Complying with Data Protection and Cookie Laws

Cookies play an integral role on most websites, which makes complying with multiple cookie regulations seem like a daunting task. But, by putting in the effort to align with these privacy regulations, you’ll be able to avoid potential legal battles, significant fines, and build stronger consumer trust. Here are a few basic steps that will help your organization meet the requirements of these major cookie directives and regulations. 

1. Audit and classify your cookies

In order to properly describe your cookie practices to users, it is important to understand what cookies are currently being used on your website. Most websites run more cookies than they realize, so conducting an audit will provide a detailed report of the cookies present on each page, their purposes and categories, and even the third-party cookie settings on your site. Depending on the software, these scans can even detect cookies found behind logins, simulate user journeys, and maintain an audit trail that will help you demonstrate compliance efforts. An audit is also a good opportunity to assess expired third-party relationships to determine whether any inactive vendors are still using your website's cookies. 

2. Disclose your cookie practices to your users

Each of the three regulations above require that businesses provide a detailed description that notifies users of the cookies being used, how they are being used, the personal information being collected, and who that data is being shared with. The report generated from the cookie audit will be helpful with compiling this information.

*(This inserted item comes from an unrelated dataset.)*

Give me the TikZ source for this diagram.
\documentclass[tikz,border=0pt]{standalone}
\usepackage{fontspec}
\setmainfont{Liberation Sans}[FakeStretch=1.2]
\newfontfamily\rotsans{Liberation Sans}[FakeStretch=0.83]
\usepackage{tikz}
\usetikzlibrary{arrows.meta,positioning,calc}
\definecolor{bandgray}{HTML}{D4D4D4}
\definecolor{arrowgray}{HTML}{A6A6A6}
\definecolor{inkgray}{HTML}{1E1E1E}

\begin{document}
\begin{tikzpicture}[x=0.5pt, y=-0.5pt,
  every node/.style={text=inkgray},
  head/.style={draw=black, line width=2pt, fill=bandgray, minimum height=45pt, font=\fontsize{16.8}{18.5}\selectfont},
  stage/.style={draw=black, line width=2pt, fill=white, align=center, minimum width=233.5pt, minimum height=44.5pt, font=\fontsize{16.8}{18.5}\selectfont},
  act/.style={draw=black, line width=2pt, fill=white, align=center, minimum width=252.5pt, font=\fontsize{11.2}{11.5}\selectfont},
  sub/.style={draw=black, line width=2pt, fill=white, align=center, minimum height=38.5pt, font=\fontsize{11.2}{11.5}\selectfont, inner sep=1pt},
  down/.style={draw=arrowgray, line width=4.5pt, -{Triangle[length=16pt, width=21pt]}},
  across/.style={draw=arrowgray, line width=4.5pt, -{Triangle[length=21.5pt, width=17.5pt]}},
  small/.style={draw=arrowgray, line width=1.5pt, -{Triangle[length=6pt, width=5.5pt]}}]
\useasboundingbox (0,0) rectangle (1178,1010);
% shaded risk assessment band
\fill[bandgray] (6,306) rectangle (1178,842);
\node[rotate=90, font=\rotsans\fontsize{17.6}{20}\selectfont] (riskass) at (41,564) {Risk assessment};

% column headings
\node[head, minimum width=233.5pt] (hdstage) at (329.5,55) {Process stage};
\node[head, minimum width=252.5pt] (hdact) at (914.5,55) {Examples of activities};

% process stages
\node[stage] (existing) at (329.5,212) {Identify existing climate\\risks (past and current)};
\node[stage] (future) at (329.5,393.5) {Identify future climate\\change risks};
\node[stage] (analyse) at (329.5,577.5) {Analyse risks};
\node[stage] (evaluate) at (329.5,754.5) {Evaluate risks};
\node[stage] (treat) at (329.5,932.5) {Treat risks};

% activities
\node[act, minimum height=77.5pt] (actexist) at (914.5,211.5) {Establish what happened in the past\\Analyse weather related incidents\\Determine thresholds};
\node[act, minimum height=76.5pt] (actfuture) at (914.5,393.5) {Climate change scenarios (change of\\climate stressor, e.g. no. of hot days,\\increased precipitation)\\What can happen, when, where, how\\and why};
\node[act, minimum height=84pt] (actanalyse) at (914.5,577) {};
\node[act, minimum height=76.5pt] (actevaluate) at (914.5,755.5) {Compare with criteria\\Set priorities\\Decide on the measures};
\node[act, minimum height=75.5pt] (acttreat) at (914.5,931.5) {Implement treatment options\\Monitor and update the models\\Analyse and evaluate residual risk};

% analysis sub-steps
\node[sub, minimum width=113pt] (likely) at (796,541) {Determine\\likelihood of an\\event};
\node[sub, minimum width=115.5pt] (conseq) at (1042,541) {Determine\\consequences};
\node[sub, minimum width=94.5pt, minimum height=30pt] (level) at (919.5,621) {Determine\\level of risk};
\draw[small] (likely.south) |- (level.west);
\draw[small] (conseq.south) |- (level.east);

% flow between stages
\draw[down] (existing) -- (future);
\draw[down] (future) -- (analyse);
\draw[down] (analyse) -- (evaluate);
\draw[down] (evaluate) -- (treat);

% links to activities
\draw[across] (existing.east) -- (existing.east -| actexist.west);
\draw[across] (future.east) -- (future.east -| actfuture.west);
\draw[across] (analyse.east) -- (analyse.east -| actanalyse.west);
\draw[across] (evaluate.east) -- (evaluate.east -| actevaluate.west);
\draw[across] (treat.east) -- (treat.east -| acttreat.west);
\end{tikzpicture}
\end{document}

3. Ensure you gain consent before employing cookies 

The most important measure is receiving consent to the use of cookies. Even though only the GDPR and the ePrivacy Directive require consent before cookies can be stored on a user’s browser, having all visitors (regardless of where they are residents) provide active consent is a good rule to follow. This should be obtained by placing a checkbox or clickable button in the notice that users must select in order to consent. While this form of consent is acceptable, there should also be the option for users to set their cookie preferences, declaring which cookie categories they accept or decline. In addition, included in the website footer, cookie policy, or privacy policy should be links that direct users to either a form or page where they can revoke or modify their consent.

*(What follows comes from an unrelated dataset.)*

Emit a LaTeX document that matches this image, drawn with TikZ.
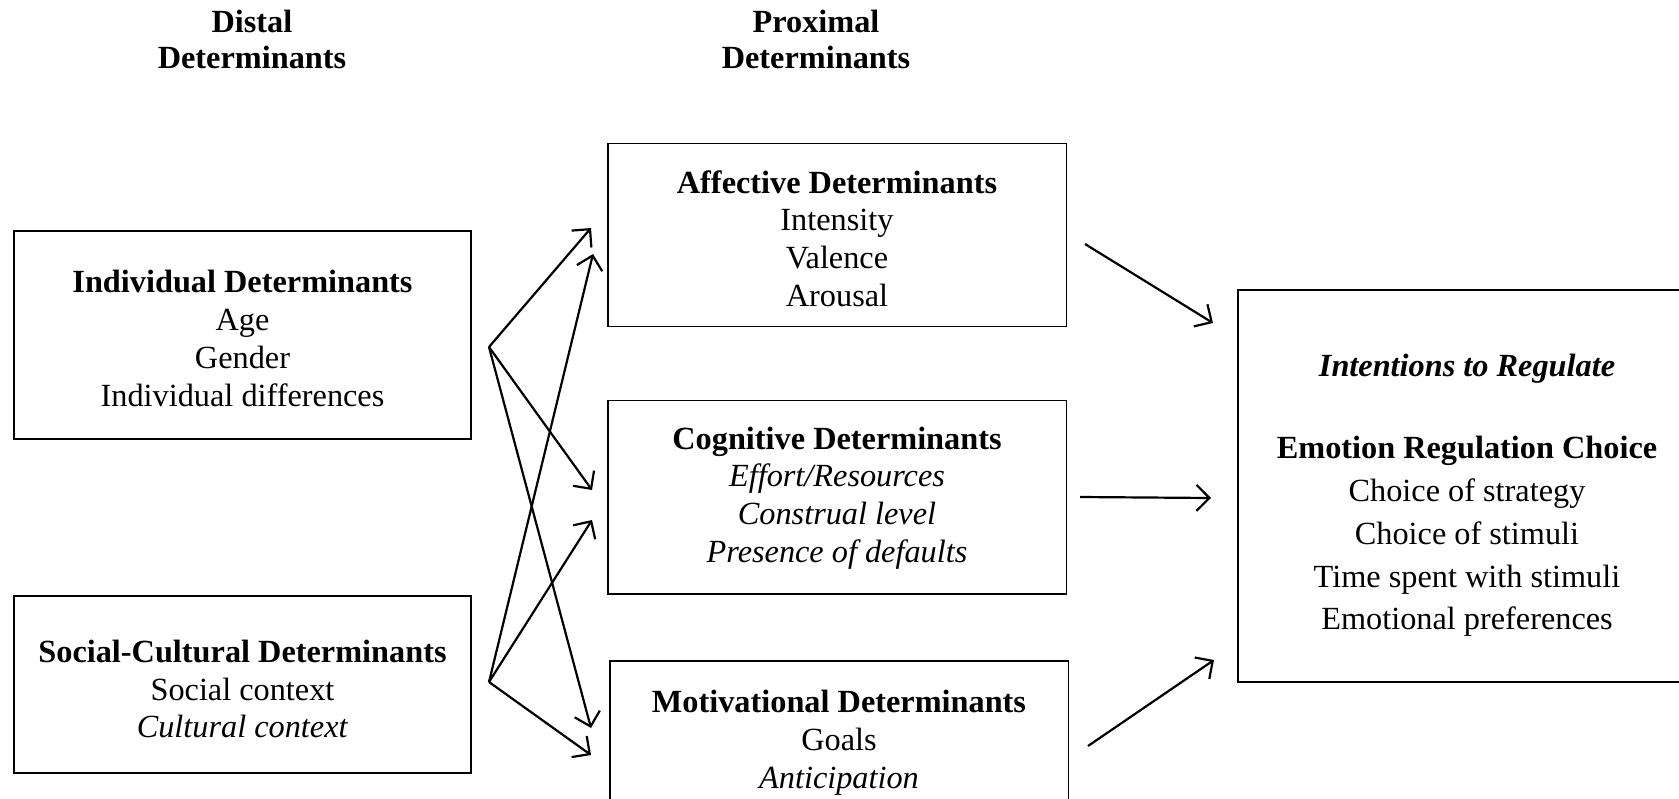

4. Customize a cookie banner (or pop-up notification)

When users visit your website for the first time, they should immediately be notified that cookies are being used. The website banner should include easy to understand language, placement in an obvious location, and a link to your privacy policy containing additional information regarding cookie use. To also ensure compliance with the CCPA, a “Do Not Sell” link should be included for users to opt-out of advertising and data collection cookies on your website. You may also want to inform users that cookies are tracked by device, so if they want to opt out, they must do this on each device they've used to access your site.

5. Ensure your privacy policy addresses your cookie use and collection practices.

Many companies choose to present the information about their cookie use in a separate cookie policy. However, this is not mandatory as long as the specifics of your cookies are included within your privacy policy. Your policy should include: 1) a brief overview of cookies and a statement that your websites uses cookies, 2) the types of cookies you (or any third party) are using on your website, 3) the reason for using the cookies, and 4) methods for opting out of having cookies placed on their browser. Since cookies change often, your policy should be reviewed and updated accordingly.


Cookies have become a complex yet valuable tool for most businesses, but it can be easy to rely too heavily on them and jeopardize your users’ privacy. With a host of new regulations monitoring cookies, a poor cookie policy can contribute to the growing mistrust of consumers and lead to significant fines and penalties. However, if you can properly inform your users about the cookies your site uses and receive the appropriate consent, you’ll be better prepared to take advantage of the benefits cookies offer, protect your company from the risk of noncompliance, and build consumer trust.